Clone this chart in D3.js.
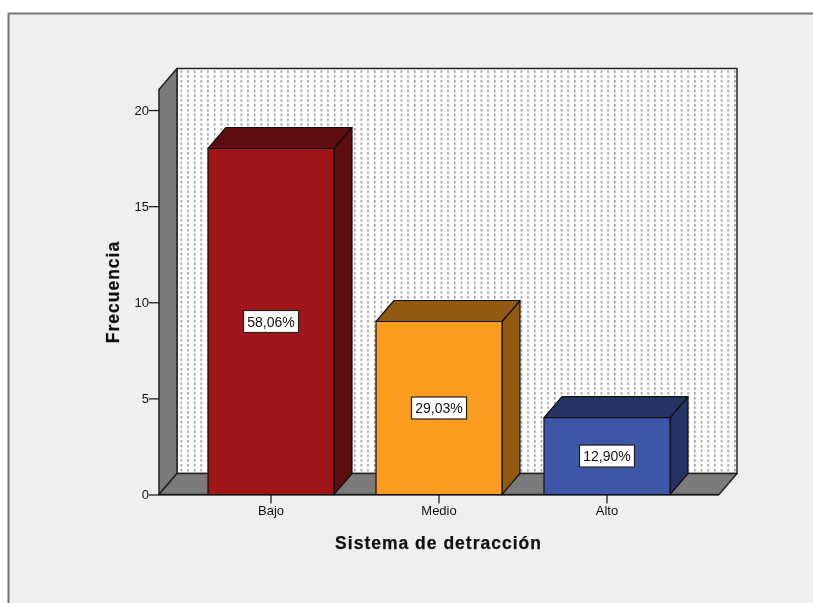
<!DOCTYPE html>
<html><head><meta charset="utf-8">
<script src="https://cdn.jsdelivr.net/npm/d3@7/dist/d3.min.js"></script>
<style>html,body{margin:0;padding:0;background:#fff}svg{display:block;filter:blur(0.35px)}text{font-family:"Liberation Sans",Arial,sans-serif;fill:#111}</style>
</head><body><svg id="c" width="813" height="603"></svg>
<script>
const categories = ["Bajo","Medio","Alto"];
const frequencies = [18,9,4];
const percentLabels = ["58,06%","29,03%","12,90%"];
const frontColors = ["#a01517","#fb9c1e","#3d56a8"];
const sideColors = ["#5f0d0f","#925a11","#243364"];
const yTicks = [0,5,10,15,20];
const xTitle = "Sistema de detracción";
const yTitle = "Frecuencia";

const svg = d3.select("#c");
const dx = 18, dy = -21, L = 159, R = 719, B = 494.5, T = 89.5;
const x = d3.scaleBand().domain(categories).range([L,R]).paddingInner(0.25).paddingOuter(0.2917);
const y = d3.scaleLinear().domain([0,21.07]).range([B,T]);

// frame
svg.append("rect").attr("x",0).attr("y",0).attr("width",813).attr("height",603).attr("fill","#fff");
svg.append("rect").attr("x",8).attr("y",13).attr("width",805).attr("height",590).attr("fill","#efefef");
svg.append("path").attr("d","M8.5,603V13.5H813").attr("fill","none").attr("stroke","#777").attr("stroke-width",2);

// dotted wall pattern
const defs = svg.append("defs");
const pW = 6.67, pH = 4.8;
const pat = defs.append("pattern").attr("id","dots").attr("patternUnits","userSpaceOnUse")
  .attr("x",L+dx+3.5).attr("y",T+dy+2).attr("width",pW).attr("height",pH);
pat.append("rect").attr("width",pW).attr("height",pH).attr("fill","#fff");
pat.append("rect").attr("x",0).attr("y",0).attr("width",1.5).attr("height",2.5).attr("fill","#949494");

function poly(pts,fill,stroke,w){
  return svg.append("polygon").attr("points",pts.map(p=>p.join(",")).join(" "))
    .attr("fill",fill).attr("stroke",stroke).attr("stroke-width",w).attr("stroke-linejoin","round");
}
// back wall, left wall, floor
poly([[L+dx,T+dy],[R+dx,T+dy],[R+dx,B+dy],[L+dx,B+dy]],"url(#dots)","#222",1.5);
poly([[L,T],[L+dx,T+dy],[L+dx,B+dy],[L,B]],"#7b7b7b","#222",1.5);
poly([[L,B],[L+dx,B+dy],[R+dx,B+dy],[R,B]],"#7b7b7b","#222",1.5);

// bars
categories.forEach((c,i)=>{
  const x0=x(c), x1=x0+x.bandwidth(), yt=y(frequencies[i]);
  poly([[x1,yt],[x1+dx,yt+dy],[x1+dx,B+dy],[x1,B]],sideColors[i],"#111",1.2);
  poly([[x0,yt],[x0+dx,yt+dy],[x1+dx,yt+dy],[x1,yt]],sideColors[i],"#111",1.2);
  poly([[x0,yt],[x1,yt],[x1,B],[x0,B]],frontColors[i],"#111",1.2);
});

// axes
const ax = svg.append("g").attr("transform",`translate(${L},0)`)
  .call(d3.axisLeft(y).tickValues(yTicks).tickSize(10).tickPadding(0).tickFormat(d3.format("d")));
ax.select(".domain").remove();
const bx = svg.append("g").attr("transform",`translate(0,${B})`)
  .call(d3.axisBottom(x).tickSize(9).tickPadding(2));
bx.select(".domain").attr("d",`M${L},0.5H${R}`).attr("stroke","#111").attr("stroke-width",1.2);
svg.selectAll(".tick line").attr("stroke","#111").attr("stroke-width",1.2);
svg.selectAll(".tick text").attr("font-size",13).attr("font-family",'"Liberation Sans"').attr("fill","#222");

// value labels
categories.forEach((c,i)=>{
  const cx=x(c)+x.bandwidth()/2, cy=(y(frequencies[i])+B)/2;
  svg.append("rect").attr("x",cx-27.5).attr("y",cy-11).attr("width",55).attr("height",22)
    .attr("fill","#fff").attr("stroke","#222").attr("stroke-width",1.2);
  svg.append("text").attr("x",cx).attr("y",cy+5).attr("text-anchor","middle").attr("font-size",14).attr("fill","#222").text(percentLabels[i]);
});

// titles
svg.append("text").attr("x",438.5).attr("y",549).attr("text-anchor","middle").attr("font-size",17.5)
  .attr("font-weight","bold").attr("letter-spacing","1px").attr("stroke","#111").attr("stroke-width",0.25).text(xTitle);
svg.append("text").attr("transform","translate(119,292) rotate(-90)").attr("text-anchor","middle").attr("font-size",17.5)
  .attr("font-weight","bold").attr("letter-spacing","1px").attr("stroke","#111").attr("stroke-width",0.25).text(yTitle);
</script></body></html>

#####

= What you should do =
Reproduce each line exactly, please, except for any pictures.

= Exercise result =
Clone this chart in D3.js.
<!DOCTYPE html>
<html><head><meta charset="utf-8">
<script src="https://cdn.jsdelivr.net/npm/d3@7/dist/d3.min.js"></script>
<style>html,body{margin:0;padding:0;background:#fff}svg{display:block;filter:blur(0.35px)}text{font-family:"Liberation Sans",Arial,sans-serif;fill:#111}</style>
</head><body><svg id="c" width="813" height="603"></svg>
<script>
const categories = ["Bajo","Medio","Alto"];
const frequencies = [18,9,4];
const percentLabels = ["58,06%","29,03%","12,90%"];
const frontColors = ["#a01517","#fb9c1e","#3d56a8"];
const sideColors = ["#5f0d0f","#925a11","#243364"];
const yTicks = [0,5,10,15,20];
const xTitle = "Sistema de detracción";
const yTitle = "Frecuencia";

const svg = d3.select("#c");
const dx = 18, dy = -21, L = 159, R = 719, B = 494.5, T = 89.5;
const x = d3.scaleBand().domain(categories).range([L,R]).paddingInner(0.25).paddingOuter(0.2917);
const y = d3.scaleLinear().domain([0,21.07]).range([B,T]);

// frame
svg.append("rect").attr("x",0).attr("y",0).attr("width",813).attr("height",603).attr("fill","#fff");
svg.append("rect").attr("x",8).attr("y",13).attr("width",805).attr("height",590).attr("fill","#efefef");
svg.append("path").attr("d","M8.5,603V13.5H813").attr("fill","none").attr("stroke","#777").attr("stroke-width",2);

// dotted wall pattern
const defs = svg.append("defs");
const pW = 6.67, pH = 4.8;
const pat = defs.append("pattern").attr("id","dots").attr("patternUnits","userSpaceOnUse")
  .attr("x",L+dx+3.5).attr("y",T+dy+2).attr("width",pW).attr("height",pH);
pat.append("rect").attr("width",pW).attr("height",pH).attr("fill","#fff");
pat.append("rect").attr("x",0).attr("y",0).attr("width",1.5).attr("height",2.5).attr("fill","#949494");

function poly(pts,fill,stroke,w){
  return svg.append("polygon").attr("points",pts.map(p=>p.join(",")).join(" "))
    .attr("fill",fill).attr("stroke",stroke).attr("stroke-width",w).attr("stroke-linejoin","round");
}
// back wall, left wall, floor
poly([[L+dx,T+dy],[R+dx,T+dy],[R+dx,B+dy],[L+dx,B+dy]],"url(#dots)","#222",1.5);
poly([[L,T],[L+dx,T+dy],[L+dx,B+dy],[L,B]],"#7b7b7b","#222",1.5);
poly([[L,B],[L+dx,B+dy],[R+dx,B+dy],[R,B]],"#7b7b7b","#222",1.5);

// bars
categories.forEach((c,i)=>{
  const x0=x(c), x1=x0+x.bandwidth(), yt=y(frequencies[i]);
  poly([[x1,yt],[x1+dx,yt+dy],[x1+dx,B+dy],[x1,B]],sideColors[i],"#111",1.2);
  poly([[x0,yt],[x0+dx,yt+dy],[x1+dx,yt+dy],[x1,yt]],sideColors[i],"#111",1.2);
  poly([[x0,yt],[x1,yt],[x1,B],[x0,B]],frontColors[i],"#111",1.2);
});

// axes
const ax = svg.append("g").attr("transform",`translate(${L},0)`)
  .call(d3.axisLeft(y).tickValues(yTicks).tickSize(10).tickPadding(0).tickFormat(d3.format("d")));
ax.select(".domain").remove();
const bx = svg.append("g").attr("transform",`translate(0,${B})`)
  .call(d3.axisBottom(x).tickSize(9).tickPadding(2));
bx.select(".domain").attr("d",`M${L},0.5H${R}`).attr("stroke","#111").attr("stroke-width",1.2);
svg.selectAll(".tick line").attr("stroke","#111").attr("stroke-width",1.2);
svg.selectAll(".tick text").attr("font-size",13).attr("font-family",'"Liberation Sans"').attr("fill","#222");

// value labels
categories.forEach((c,i)=>{
  const cx=x(c)+x.bandwidth()/2, cy=(y(frequencies[i])+B)/2;
  svg.append("rect").attr("x",cx-27.5).attr("y",cy-11).attr("width",55).attr("height",22)
    .attr("fill","#fff").attr("stroke","#222").attr("stroke-width",1.2);
  svg.append("text").attr("x",cx).attr("y",cy+5).attr("text-anchor","middle").attr("font-size",14).attr("fill","#222").text(percentLabels[i]);
});

// titles
svg.append("text").attr("x",438.5).attr("y",549).attr("text-anchor","middle").attr("font-size",17.5)
  .attr("font-weight","bold").attr("letter-spacing","1px").attr("stroke","#111").attr("stroke-width",0.25).text(xTitle);
svg.append("text").attr("transform","translate(119,292) rotate(-90)").attr("text-anchor","middle").attr("font-size",17.5)
  .attr("font-weight","bold").attr("letter-spacing","1px").attr("stroke","#111").attr("stroke-width",0.25).text(yTitle);
</script></body></html>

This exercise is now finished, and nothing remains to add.